The Poles tend to find this all a bit odd though. Polish people are also partial to a cup of tea but drink their's black, with a slice of lemon. Some have sugar and others use honey. Either way - no milk!

Does the idea of tea with milk turn your stomach? Do you prefer a slice of lemon?

Every time my Mother-in-law comes to visit, I offer coffee or tea. If she answers that she would like tea, I always follow up with "z mlekiem"? (with milk) to which, every time, she turns her nose up as if I have asked her the most hideous question! It always makes me laugh.


Coffee is consumed in Poland with milk or without, so I am not sure why tea is not. Likewise, Brits often drink black coffee , but never black tea. There are a few stories about why British people have milk in their tea although I'm not sure how accurate they are. One states that in the 17th and 18th centuries the delicate china cups tea was served in would crack from the hot tea. Milk was added to cool the tea and therefore reduce the cracking of the china. Apparently, this is why many British folk add milk to their cups before pouring the tea! Allegedly, people would also use milk as it reduced the staining of their precious china.

Above: My parent's metal tea pot

Nowadays in the UK, tea is often made in a cup with a single tea bag and the milk is added at the end. It was traditionally (and often still is - even by my parents) brewed in a pot. Each cup already having a little milk inside, would then be filled with the tea from the pot. The pot of tea would often be placed back on the table with a 'tea cosy' (Think winter hat) covering it. The 'tea cosy' or 'tea warmer' is used to insulate the pot and keep the tea warm. This means that often people will (especially my Dad) go back to the pot for a second cup. When I was a kid, I remember my Grandmother would knit or crochet her tea cosy.
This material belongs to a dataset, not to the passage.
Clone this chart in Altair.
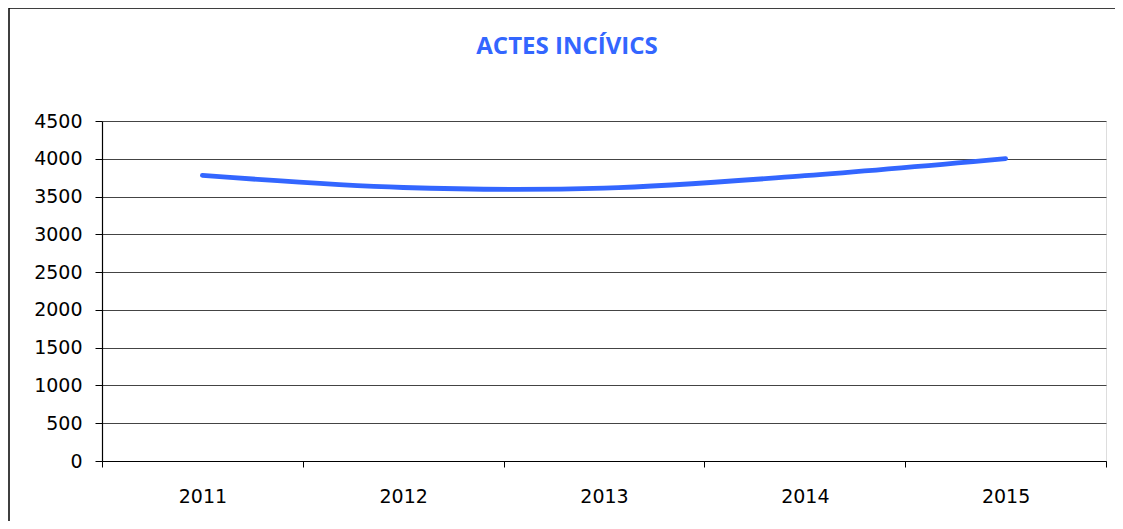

Above - A more modern tea cosy

I was surprised last week when I was having my Polish lesson. I greeted my teacher as always, we spoke about our weekends and the weather. Then she lifted up her cup and said "Piję herbatę z mlekiem" (I'm drinking tea with milk). I was shocked, I had never seen a Polish person drinking tea with milk before!


I suppose if I did research on tea drinking across the world, every country would have it's own traditional way to drink it. It's a cultural thing and I'm not saying one way is correct and the other ways are wrong. I just find it interesting, especially when my friends from the UK come to Poland and order tea in a cafe - they look at me like 'Where's the milk'? When I ask for it, the staff give me that look; 'Milk. why'? It's a bit like when my Mum came to Poland and asked for some butter to put on her potatoes.


So how do you drink yours? Z mlekiem albo bez mleka? (with milk or without milk)?